The National Council wishes to extend its gratitude to the members of the panel.

We want to take this opportunity to address some of the concerning misconceptions that have developed in some media over the last three weeks, related to the duration of the fact-finding process, and our efforts to support Avethandwa’s family.

The timeframes of the fact-finding process:

  • The fact-finding process that concludes this week, began within 48 hours of the accident. It has had to respect the memorial service and funeral preparations, and to take into account the availability of all the people participating, and the travel to and within the Eastern Cape. 
  • Learners who were at the camp were interviewed as part of the fact-finding process, and this required special sensitivity taking into account their school timetables, their parents’ schedules, and the arranging of psychosocial support. As a result, the process has required patience and a constant recognition of the trauma that the learners have experienced. 
  • This past weekend (21 May to 23 May) the final interviews were conducted as part of the fact-finding process.
  • As a movement grounded on accountability, our intention has always been to share the names of the independent reviewers, and their mandate, once the fact-finding report was ready to be handed over to that panel for independent investigation. We are in a position today to share details of legal counsel. 
  • The purpose of the fact-finding process that the Law Centre was appointed to undertake, has been to as quickly as possible get statements from the learners and the staff who were present when this tragic accident happened.

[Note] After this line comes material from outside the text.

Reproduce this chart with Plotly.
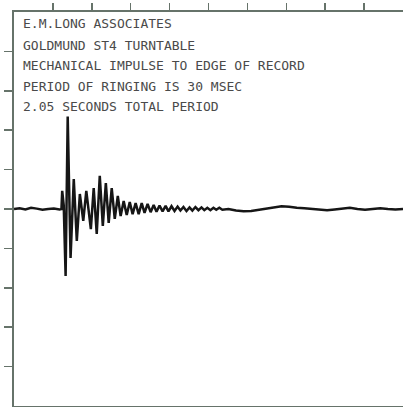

We must emphasise that the Law Centre is a separate independent organisation, governed by an independent and separate board, and its members are bound by their professional obligations as lawyers.
  • The intention with structuring the investigation processes in this way was to prevent it from dragging on for too long, to give the family answers especially in this period of deep loss and grief for the Nokhangelas, while also ensuring that there is the independence, care, sensitivity and the thoroughness needed to ensure accountability.

Our relationship with the Nokhangela family:

  • The first time we reached out to Avethandwa’s family was when Avethandwa got into distress while swimming and the efforts to rescue her were ongoing – we phoned her family to alert them, and to ask if we could fetch her mother or if she was able to travel to the resort. Her mother was not home at that time. We later left the beach to travel to Avethandwa’s home to explain to her mother that it was likely that Avethandwa had drowned and to explain what happened.
  • We visited Avethandwa’s home every day, except one, before her funeral and also kept in contact with her family on the phone. 
  • We immediately arranged counselling for the family and supported the funeral expenses. Equal Education staff and members attended and spoke at a memorial organised by the school as well as at the funeral.
  • Avethandwa’s family asked that we give them some space after the funeral. We respected this request. We did however need to make contact with them again about 10 days after the funeral, to confirm that they were still wanting to participate in the fact-finding process. The family let us know this past Sunday, 30 May, that they have decided not to provide statements for the fact-finding process, but will participate in the independent investigation. 

We are strongly committed to principles of accountability, which is why there are dedicated processes underway. We appeal to the public to let these processes run their course. There is also a judicial  process already underway, namely the police inquest, which we do not want to compromise or influence. We remain willing to participate in processes that the Eastern Cape Education Department establishes. 

We are committed to supporting the Nokhangela family in this time of deep grief and sadness, and to ensuring a safe place for nurturing young activists.